Maier was an avid collector, which was not only expressed in the compulsive keeping of newspapers, metro tickets and memorabilia of all kinds, but also in her obsession for the act of photographing, which was for her an all-consuming activity. From the early 1950s until the mid-1990s, she made more than 120.000 negatives, countless homemade documentary films and audio recordings. However, she rarely created prints from her negatives, leaving behind piles of undeveloped film. Hardly anyone knew of her photographic activities during her lifetime, up until 2007, when her photographs came to light when Chicagoan historian John Maloof discovered her work by accident upon purchasing a box of her negatives at auction. Immediately recognising the potential of the work, Maloof started to successfully reconstruct and promote Maier’s oeuvre. His 2013 documentary ‘Finding Vivian Maier’ (nominated for an Oscar in 2014) recounts and reenacts this discovery. Today, Maier’s photographic oeuvre is internationally renowned and shown in exhibitions worldwide.

However, up until now the details of Maier’s life remain largely unknown and an important part of her work undeveloped.
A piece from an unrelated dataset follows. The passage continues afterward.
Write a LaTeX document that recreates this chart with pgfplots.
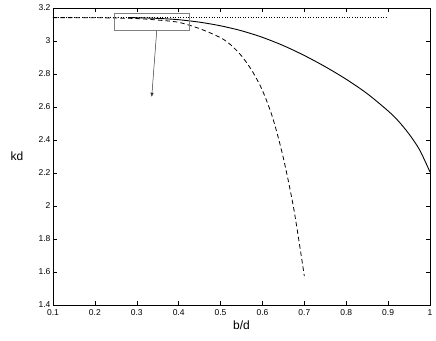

In an audio clip that was part of the recent solo exhibition at the Musée du Luxembourg we hear her say “I’m the mystery women.” The fact that she never promoted her work and rarely printed it during her lifetime, coupled with her eccentric personality, gave rise to the ‘Vivian Maier myth’ of the mysterious photographing nanny. But, as researcher Pamela Bannos argues in her 2017 biography ‘Vivian Maier: A Photographer’s Life and Afterlife’, the story of the nanny savant has blinded us of her true achievements and intentions. According to Bannos, Maier should be regarded as a photographer who supported her activities by working as a nanny, and was extremely conscientious about how her work was printed and cropped. The person that appears from the sources, when looked at carefully, is a complex one.

Maier – often dressed in unfeminine clothes – was an intelligent, quirky and independent woman (in 1959 she even set out on a world tour all by herself, taking her to Europe, Asia and Africa) with an ironic sense of humor. But she was at the same time a lonely soul with misanthropic tendencies and struggling with mental health issues such as an Obsessive-Compulsive Disorder. Author Ann Marks writes in ‘Vivian Maier Developed: The Untold Story of the Photographer Nanny’ (2019) that Maier cultivated secrecy and stubbornly refused to show her pictures, which suggested that “her need to possess was stronger than her need to see her images.” While there will always be some kind of enigma surrounding her character, it is clear that Maier is much more than just the ‘photographing nanny’, leaving behind an invaluable body of work.